By Tooker Gomberg, Toronto, Canada.
178 of 189 UN members agree to rules to reduce greenhouse gas emissions, but they may not go far enough for Tuvalu.
The world crept back from the brink at 5 am Monday morning. Representatives from 178 countries out of the UN’s 189 members finally agreed in Bonn, Germany, to put in place legally binding rules to reduce greenhouse gas emissions.
It’s a far cry from the promises made in Kyoto, Japan, in 1997 to reduce emissions from the industrialized countries by 5 per cent (as compared to 1990 levels) by 2012.
And it probably won’t help the most recent country to join the UN, the tiny Pacific island nation of Tuvalu. In fact, that country of 11,000 located halfway between Australia and Hawaii may vanish altogether thanks to our driving and consuming. Eighty per cent of Tuvalu’s nine islands lies less than 2 meters above sea level, so the country may disappear over the next 50 years as the Pacific warms and expands. Panapasi Nelsone, Tuvalu’s secretary to government, asks plaintively on the telephone, “Where else can we go?
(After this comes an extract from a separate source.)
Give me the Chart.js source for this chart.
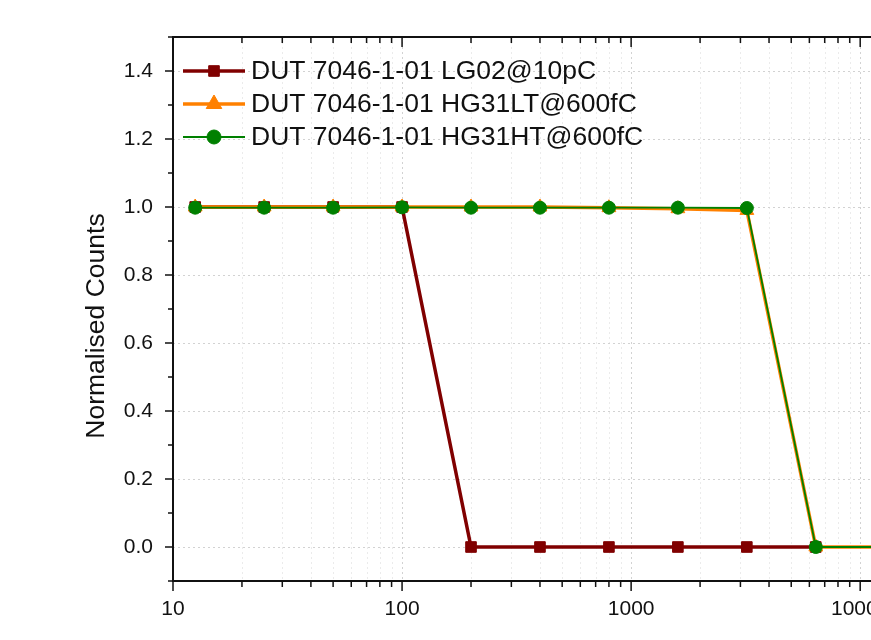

If we cannot live underwater, then we have to move to land somewhere.”
Tuvalu and others island nations such as Kiribati already report effects of global warming, including sea-water infiltration that affects drinking-water quality and reduces the amount of land available for agriculture. Sacred sites have been washed out to sea.
The small island of Tebua Tarawa in Kiribati used to be a favourite spot for fishers. It has been submerged by the rising sea.
Should the industrialized nations pay for attempts to adapt, or for relocation? Nelsone laughs and says, “What do you think?”
His government is looking to move the entire population. They have contacted New Zealand, which is willing to help them relocate if necessary. Australia has shown little sympathy.
Steve Ingram, spokesperson for the Australian Ministry of Immigration, tells NOW: “If it gets to the point where evacuations are necessary and a response is required, it would be an international response, and Australia would be part of that response. It probably won’t be the only country. If Tuvalu goes under, there are parts of Australia that will also go under, with a number of coastal towns facing problems along those lines.”
It’s evident that the other industrialized countries feel little sense of panic about altering Earth’s patterns. If ratified by nation states, the agreement will only postpone catastrophic impacts of a warming world by a few years. Leading scientists say we need cuts of 60 to 80 per cent to stabilize the climate or we’ll face rising sea levels, the disappearance of our frozen north, a massive die-off of the world’s coral reefs and increasingly violent weather patterns.